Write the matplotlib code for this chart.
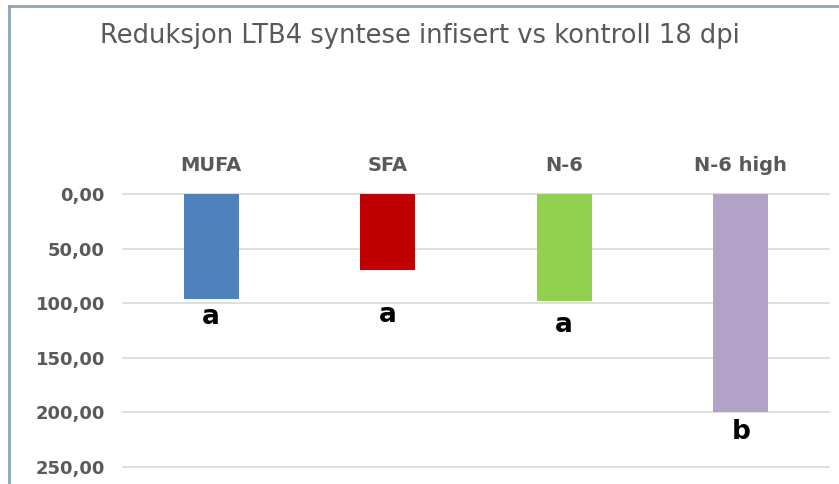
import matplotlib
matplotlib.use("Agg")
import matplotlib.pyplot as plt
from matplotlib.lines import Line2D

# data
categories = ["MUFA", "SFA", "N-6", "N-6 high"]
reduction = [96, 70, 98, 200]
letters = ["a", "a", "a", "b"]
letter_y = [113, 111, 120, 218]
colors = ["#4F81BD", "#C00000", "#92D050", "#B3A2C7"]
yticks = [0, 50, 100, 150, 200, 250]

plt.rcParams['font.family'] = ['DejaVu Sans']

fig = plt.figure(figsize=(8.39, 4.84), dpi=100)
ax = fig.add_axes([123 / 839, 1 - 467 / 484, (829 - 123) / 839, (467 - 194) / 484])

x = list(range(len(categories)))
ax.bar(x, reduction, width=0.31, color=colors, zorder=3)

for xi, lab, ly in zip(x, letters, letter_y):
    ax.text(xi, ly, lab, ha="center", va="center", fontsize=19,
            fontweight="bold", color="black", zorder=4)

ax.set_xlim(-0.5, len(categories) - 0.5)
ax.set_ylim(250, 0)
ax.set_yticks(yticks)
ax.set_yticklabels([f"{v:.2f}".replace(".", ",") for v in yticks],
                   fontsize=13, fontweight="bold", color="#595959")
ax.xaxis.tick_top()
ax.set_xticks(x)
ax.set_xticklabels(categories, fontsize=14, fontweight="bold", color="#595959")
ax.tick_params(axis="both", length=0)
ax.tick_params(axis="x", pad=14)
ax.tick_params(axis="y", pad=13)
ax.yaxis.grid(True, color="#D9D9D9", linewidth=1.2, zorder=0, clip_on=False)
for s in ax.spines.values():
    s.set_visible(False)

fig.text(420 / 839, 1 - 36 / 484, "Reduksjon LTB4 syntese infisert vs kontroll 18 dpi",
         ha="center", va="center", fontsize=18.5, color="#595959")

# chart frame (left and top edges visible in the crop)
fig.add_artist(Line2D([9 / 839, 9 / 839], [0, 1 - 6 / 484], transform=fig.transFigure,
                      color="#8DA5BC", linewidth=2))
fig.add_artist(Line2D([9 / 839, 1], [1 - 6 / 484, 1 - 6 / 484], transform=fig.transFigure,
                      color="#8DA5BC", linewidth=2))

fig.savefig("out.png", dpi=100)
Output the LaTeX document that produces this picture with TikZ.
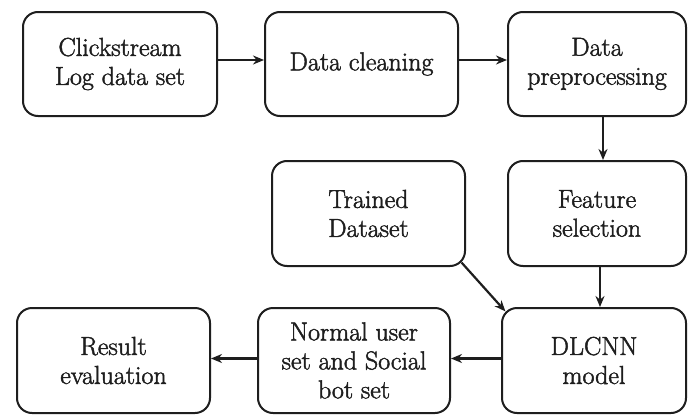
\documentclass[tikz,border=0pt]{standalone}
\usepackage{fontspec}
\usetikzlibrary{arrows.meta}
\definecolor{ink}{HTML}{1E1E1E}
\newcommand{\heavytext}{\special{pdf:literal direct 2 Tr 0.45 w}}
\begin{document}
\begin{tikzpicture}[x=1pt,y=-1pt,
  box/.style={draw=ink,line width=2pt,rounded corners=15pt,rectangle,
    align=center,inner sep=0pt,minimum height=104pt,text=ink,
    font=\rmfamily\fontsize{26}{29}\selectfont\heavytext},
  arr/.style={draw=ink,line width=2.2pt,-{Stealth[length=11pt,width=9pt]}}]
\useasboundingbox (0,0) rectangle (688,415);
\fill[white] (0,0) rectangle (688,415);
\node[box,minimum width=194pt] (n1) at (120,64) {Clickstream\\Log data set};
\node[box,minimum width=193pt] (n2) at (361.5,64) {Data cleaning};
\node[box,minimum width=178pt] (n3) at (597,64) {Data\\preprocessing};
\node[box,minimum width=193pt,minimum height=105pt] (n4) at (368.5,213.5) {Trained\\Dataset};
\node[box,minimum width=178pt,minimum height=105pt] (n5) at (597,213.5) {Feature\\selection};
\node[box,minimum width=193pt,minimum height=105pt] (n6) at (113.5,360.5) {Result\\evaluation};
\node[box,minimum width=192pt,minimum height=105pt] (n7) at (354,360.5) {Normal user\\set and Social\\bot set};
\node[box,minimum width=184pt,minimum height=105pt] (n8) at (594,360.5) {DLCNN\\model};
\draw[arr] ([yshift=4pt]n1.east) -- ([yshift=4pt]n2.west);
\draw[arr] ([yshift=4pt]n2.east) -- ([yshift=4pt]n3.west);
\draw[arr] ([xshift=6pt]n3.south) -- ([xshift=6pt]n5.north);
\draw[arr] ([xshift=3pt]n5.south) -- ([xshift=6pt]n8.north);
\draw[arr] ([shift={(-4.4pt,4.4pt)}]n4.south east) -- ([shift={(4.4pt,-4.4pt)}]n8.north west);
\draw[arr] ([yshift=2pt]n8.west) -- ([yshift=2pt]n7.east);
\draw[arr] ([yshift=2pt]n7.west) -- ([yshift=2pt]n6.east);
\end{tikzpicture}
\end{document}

=-=-=-=-=

_WORK INSTRUCTIONS_.
Gather each line of the listing containing the word "matplotlib" and show it.

_WRITTEN RESPONSE_.
Write the matplotlib code for this chart.
import matplotlib
matplotlib.use("Agg")
import matplotlib.pyplot as plt
from matplotlib.lines import Line2D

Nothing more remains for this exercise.